Code that draws figures:
━━━━━━
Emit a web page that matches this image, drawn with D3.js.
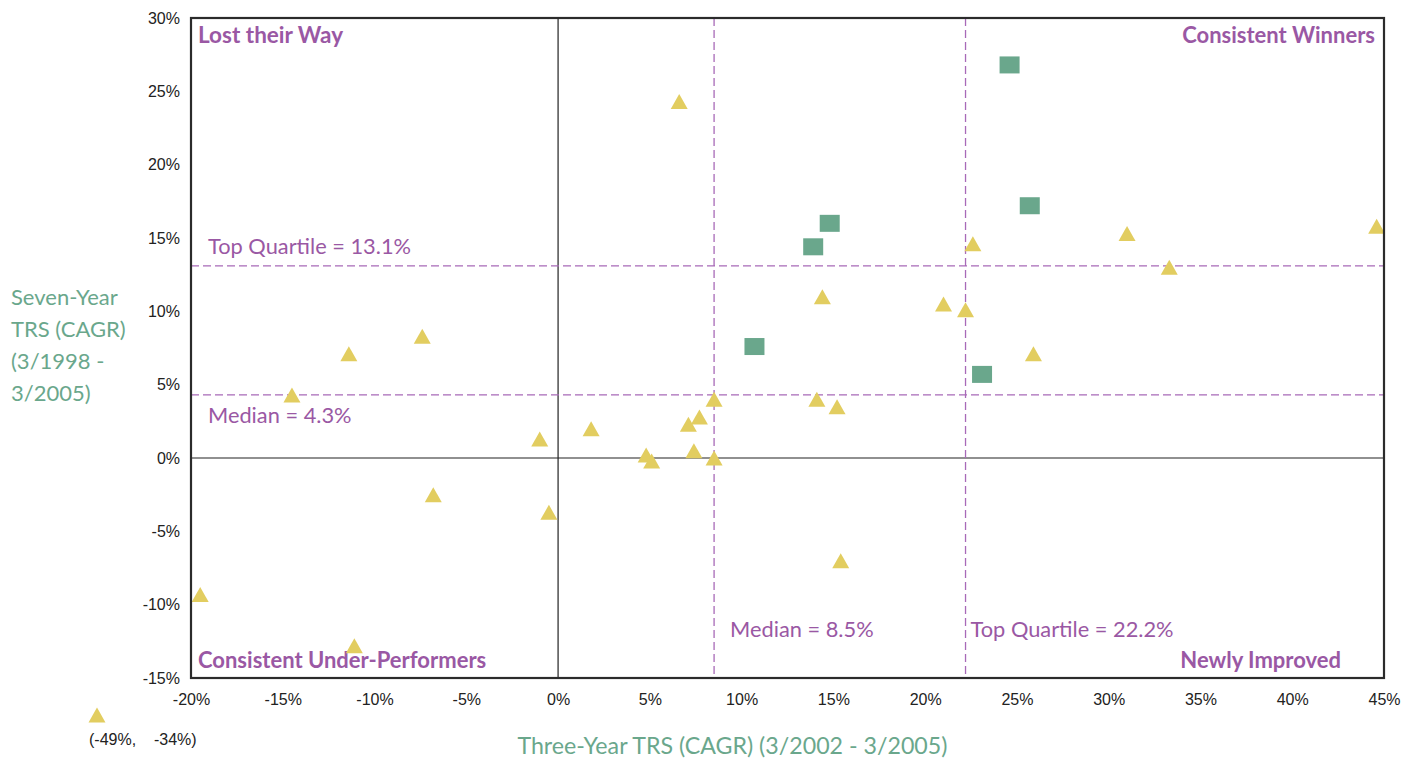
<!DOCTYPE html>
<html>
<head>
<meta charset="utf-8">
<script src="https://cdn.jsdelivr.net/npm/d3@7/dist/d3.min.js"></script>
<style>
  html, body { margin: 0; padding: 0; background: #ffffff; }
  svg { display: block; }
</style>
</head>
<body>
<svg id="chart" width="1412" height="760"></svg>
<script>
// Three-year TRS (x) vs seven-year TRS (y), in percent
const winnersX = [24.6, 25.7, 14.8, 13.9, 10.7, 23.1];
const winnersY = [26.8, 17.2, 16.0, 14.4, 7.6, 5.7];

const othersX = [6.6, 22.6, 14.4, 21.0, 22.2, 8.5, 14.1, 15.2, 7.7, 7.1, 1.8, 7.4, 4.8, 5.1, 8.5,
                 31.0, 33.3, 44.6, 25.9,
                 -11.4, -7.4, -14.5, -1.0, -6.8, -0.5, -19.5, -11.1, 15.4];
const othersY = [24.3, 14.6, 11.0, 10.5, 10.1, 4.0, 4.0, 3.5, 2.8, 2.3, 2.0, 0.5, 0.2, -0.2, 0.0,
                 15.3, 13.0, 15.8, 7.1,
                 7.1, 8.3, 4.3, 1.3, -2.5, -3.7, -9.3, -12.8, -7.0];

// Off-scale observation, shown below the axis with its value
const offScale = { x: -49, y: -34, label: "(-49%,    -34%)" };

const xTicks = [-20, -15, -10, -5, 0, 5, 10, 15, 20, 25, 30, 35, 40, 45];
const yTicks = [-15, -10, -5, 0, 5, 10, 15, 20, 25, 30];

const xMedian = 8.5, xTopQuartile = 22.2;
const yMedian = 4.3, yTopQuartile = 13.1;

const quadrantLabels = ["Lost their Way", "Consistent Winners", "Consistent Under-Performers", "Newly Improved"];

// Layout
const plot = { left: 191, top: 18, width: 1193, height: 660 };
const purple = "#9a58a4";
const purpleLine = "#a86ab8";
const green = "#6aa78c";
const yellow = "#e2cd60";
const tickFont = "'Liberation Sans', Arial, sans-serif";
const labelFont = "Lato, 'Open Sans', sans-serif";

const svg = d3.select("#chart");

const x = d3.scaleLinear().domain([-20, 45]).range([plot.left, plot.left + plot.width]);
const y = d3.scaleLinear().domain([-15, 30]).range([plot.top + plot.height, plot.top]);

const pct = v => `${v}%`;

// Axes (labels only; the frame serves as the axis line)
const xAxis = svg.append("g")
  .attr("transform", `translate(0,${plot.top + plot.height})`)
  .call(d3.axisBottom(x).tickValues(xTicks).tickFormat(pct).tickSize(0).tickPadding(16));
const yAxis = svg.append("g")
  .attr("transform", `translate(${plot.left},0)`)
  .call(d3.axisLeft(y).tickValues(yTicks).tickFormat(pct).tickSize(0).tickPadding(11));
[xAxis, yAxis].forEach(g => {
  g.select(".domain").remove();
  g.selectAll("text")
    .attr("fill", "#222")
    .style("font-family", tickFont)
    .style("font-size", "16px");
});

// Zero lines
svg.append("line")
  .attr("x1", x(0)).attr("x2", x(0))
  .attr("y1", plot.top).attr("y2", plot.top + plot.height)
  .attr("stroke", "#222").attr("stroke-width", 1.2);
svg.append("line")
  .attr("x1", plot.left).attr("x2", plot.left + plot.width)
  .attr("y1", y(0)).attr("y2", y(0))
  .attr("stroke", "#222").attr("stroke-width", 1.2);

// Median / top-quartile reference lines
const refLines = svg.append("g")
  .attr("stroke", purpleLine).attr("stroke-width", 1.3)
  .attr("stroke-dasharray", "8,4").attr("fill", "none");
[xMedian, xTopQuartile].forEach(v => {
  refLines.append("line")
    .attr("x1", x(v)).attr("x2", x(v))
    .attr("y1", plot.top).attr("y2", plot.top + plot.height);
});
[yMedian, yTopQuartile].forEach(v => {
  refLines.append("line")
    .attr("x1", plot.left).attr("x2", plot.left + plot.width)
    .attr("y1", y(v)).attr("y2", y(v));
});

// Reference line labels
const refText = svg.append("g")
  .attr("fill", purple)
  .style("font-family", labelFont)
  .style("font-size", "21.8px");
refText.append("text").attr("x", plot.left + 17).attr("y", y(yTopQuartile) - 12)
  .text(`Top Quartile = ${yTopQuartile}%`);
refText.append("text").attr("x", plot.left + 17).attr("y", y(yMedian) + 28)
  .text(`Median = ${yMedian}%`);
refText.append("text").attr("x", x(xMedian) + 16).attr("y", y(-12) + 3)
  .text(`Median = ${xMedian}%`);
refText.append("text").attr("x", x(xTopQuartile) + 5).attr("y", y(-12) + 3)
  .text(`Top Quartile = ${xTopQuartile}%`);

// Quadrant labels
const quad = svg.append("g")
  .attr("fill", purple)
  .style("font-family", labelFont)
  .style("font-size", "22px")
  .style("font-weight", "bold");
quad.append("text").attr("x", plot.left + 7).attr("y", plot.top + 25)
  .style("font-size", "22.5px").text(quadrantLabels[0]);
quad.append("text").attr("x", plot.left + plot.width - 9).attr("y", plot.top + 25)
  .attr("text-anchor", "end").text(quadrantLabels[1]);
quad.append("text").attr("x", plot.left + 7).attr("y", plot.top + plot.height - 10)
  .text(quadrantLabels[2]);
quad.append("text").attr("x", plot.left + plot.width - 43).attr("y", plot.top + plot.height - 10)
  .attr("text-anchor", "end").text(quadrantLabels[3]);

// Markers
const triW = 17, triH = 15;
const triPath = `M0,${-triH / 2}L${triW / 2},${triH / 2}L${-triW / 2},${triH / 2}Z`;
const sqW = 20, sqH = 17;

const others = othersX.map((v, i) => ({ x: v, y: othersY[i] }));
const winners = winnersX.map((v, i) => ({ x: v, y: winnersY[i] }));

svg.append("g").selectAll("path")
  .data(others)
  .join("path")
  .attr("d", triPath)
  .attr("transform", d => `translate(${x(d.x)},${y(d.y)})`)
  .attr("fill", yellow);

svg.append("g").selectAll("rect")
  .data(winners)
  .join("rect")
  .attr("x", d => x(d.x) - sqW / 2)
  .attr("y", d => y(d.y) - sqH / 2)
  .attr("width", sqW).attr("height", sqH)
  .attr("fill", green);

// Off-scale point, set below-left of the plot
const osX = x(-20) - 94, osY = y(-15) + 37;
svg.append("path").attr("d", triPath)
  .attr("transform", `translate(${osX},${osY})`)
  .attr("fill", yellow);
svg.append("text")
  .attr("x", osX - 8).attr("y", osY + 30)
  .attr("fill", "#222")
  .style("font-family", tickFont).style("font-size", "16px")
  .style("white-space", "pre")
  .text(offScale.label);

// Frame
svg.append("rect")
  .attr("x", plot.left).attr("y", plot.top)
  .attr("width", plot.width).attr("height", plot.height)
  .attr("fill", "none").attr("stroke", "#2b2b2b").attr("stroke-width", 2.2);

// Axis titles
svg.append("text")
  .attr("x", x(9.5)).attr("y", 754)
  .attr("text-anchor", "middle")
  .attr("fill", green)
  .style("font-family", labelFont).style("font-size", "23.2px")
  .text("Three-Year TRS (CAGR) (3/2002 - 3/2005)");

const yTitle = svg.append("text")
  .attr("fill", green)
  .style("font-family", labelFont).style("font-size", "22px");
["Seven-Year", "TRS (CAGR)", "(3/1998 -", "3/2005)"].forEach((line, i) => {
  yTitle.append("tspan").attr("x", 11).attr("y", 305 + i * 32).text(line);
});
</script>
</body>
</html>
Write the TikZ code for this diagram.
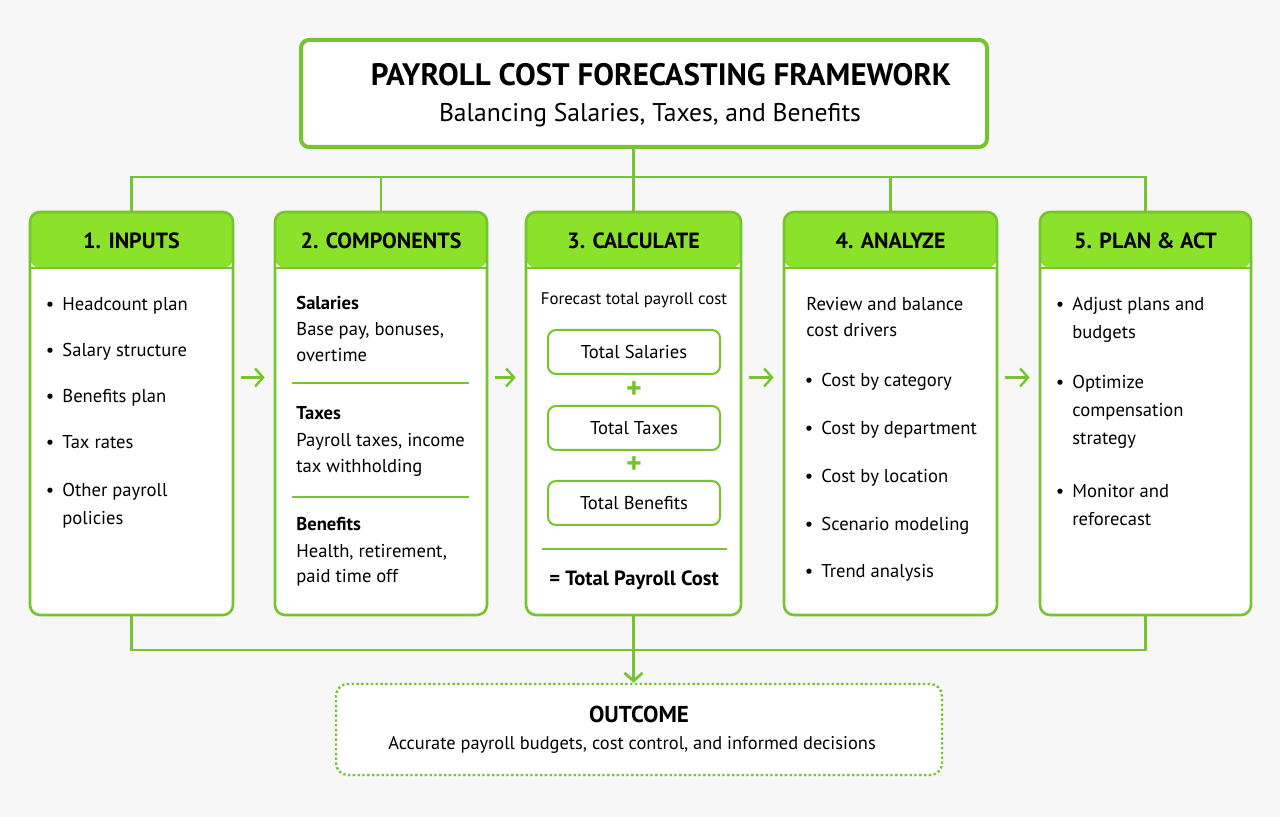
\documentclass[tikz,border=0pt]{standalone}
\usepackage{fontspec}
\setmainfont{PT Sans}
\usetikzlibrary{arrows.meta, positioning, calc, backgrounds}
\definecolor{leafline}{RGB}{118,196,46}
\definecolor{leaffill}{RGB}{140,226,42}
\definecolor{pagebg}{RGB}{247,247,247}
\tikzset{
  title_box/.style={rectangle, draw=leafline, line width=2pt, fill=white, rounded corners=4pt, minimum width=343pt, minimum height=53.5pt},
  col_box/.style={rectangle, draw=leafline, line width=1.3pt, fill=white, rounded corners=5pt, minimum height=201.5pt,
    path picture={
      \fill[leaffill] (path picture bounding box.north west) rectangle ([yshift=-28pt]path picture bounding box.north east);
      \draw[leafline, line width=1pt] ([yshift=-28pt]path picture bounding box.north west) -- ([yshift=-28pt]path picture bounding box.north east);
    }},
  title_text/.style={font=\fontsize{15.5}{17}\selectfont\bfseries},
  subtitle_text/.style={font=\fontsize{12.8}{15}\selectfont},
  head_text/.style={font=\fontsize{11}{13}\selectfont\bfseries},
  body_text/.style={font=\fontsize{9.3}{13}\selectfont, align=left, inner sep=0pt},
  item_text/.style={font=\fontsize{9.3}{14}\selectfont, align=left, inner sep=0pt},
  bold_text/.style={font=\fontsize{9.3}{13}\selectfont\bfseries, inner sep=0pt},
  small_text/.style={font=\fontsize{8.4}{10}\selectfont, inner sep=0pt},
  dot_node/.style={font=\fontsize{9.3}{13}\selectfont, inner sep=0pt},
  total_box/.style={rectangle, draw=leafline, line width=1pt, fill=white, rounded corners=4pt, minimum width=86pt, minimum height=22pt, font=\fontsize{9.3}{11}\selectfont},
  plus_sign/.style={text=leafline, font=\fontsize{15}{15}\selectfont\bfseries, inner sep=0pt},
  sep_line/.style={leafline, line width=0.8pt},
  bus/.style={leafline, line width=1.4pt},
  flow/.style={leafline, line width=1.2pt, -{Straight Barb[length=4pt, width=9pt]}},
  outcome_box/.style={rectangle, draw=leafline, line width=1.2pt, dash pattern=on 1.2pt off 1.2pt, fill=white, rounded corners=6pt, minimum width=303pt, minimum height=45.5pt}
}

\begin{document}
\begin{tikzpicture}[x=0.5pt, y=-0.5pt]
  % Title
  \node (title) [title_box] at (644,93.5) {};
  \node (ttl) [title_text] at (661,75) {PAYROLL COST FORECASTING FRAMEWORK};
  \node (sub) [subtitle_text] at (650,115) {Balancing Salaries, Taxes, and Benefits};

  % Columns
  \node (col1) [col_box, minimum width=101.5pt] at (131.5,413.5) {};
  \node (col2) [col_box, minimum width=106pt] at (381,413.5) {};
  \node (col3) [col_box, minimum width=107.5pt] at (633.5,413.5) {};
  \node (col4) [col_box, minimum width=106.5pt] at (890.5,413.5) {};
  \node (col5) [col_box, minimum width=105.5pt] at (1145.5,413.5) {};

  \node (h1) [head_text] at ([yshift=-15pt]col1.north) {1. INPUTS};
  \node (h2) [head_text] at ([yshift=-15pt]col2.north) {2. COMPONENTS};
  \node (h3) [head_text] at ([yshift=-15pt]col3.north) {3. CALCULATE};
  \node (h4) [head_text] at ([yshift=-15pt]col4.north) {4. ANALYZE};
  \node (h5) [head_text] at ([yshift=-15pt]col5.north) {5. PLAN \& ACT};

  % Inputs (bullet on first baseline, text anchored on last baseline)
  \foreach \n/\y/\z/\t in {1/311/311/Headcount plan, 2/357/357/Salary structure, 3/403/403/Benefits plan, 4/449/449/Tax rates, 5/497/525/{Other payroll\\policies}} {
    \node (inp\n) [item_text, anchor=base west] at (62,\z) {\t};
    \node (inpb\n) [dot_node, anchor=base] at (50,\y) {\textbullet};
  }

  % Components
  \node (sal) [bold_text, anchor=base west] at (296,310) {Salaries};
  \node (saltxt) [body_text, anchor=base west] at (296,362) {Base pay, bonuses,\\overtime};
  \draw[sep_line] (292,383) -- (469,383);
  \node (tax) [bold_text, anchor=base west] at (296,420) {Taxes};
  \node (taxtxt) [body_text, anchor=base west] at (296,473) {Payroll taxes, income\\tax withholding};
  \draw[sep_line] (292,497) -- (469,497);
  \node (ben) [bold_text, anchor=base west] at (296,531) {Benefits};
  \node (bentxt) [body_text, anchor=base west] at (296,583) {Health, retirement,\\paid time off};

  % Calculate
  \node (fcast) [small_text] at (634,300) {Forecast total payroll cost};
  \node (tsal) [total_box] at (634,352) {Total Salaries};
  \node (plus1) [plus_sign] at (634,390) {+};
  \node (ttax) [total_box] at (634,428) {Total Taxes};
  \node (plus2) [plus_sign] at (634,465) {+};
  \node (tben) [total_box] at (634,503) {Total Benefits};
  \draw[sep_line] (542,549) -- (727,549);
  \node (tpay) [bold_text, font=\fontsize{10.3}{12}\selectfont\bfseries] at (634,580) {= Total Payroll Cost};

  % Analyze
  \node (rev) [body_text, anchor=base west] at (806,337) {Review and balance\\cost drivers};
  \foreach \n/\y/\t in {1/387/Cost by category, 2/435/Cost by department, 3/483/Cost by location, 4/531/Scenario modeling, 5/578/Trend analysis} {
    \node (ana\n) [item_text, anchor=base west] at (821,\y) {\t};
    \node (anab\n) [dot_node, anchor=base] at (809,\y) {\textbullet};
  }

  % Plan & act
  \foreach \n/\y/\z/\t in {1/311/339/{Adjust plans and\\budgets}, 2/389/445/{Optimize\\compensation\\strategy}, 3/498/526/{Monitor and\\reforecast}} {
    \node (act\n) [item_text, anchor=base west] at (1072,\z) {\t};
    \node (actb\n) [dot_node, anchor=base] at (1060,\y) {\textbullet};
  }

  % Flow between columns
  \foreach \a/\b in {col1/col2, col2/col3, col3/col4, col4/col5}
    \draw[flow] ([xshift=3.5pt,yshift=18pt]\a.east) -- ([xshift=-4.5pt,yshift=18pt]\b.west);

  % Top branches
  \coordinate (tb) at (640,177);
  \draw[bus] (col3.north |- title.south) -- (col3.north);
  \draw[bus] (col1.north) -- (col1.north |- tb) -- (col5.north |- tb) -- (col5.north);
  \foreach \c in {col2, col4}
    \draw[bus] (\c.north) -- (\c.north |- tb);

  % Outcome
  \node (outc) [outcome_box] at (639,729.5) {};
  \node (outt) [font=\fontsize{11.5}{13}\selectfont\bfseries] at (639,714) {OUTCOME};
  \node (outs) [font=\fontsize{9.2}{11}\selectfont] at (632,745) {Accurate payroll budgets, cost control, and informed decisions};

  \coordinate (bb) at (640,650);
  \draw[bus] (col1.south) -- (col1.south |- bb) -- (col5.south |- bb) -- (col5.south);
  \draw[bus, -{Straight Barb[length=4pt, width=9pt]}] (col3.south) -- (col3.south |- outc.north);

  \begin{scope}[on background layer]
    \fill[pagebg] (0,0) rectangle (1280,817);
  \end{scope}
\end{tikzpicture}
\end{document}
━━━━━━
▸ **THE REQUEST**: Return the material line for line, from its beginning to the line that contains "const yMedian = 4.3, yTopQuartile = 13.1;", with the pictures left out.

▸ **FINISHED TASK**:
Emit a web page that matches this image, drawn with D3.js.
<!DOCTYPE html>
<html>
<head>
<meta charset="utf-8">
<script src="https://cdn.jsdelivr.net/npm/d3@7/dist/d3.min.js"></script>
<style>
  html, body { margin: 0; padding: 0; background: #ffffff; }
  svg { display: block; }
</style>
</head>
<body>
<svg id="chart" width="1412" height="760"></svg>
<script>
// Three-year TRS (x) vs seven-year TRS (y), in percent
const winnersX = [24.6, 25.7, 14.8, 13.9, 10.7, 23.1];
const winnersY = [26.8, 17.2, 16.0, 14.4, 7.6, 5.7];

const othersX = [6.6, 22.6, 14.4, 21.0, 22.2, 8.5, 14.1, 15.2, 7.7, 7.1, 1.8, 7.4, 4.8, 5.1, 8.5,
                 31.0, 33.3, 44.6, 25.9,
                 -11.4, -7.4, -14.5, -1.0, -6.8, -0.5, -19.5, -11.1, 15.4];
const othersY = [24.3, 14.6, 11.0, 10.5, 10.1, 4.0, 4.0, 3.5, 2.8, 2.3, 2.0, 0.5, 0.2, -0.2, 0.0,
                 15.3, 13.0, 15.8, 7.1,
                 7.1, 8.3, 4.3, 1.3, -2.5, -3.7, -9.3, -12.8, -7.0];

// Off-scale observation, shown below the axis with its value
const offScale = { x: -49, y: -34, label: "(-49%,    -34%)" };

const xTicks = [-20, -15, -10, -5, 0, 5, 10, 15, 20, 25, 30, 35, 40, 45];
const yTicks = [-15, -10, -5, 0, 5, 10, 15, 20, 25, 30];

const xMedian = 8.5, xTopQuartile = 22.2;
const yMedian = 4.3, yTopQuartile = 13.1;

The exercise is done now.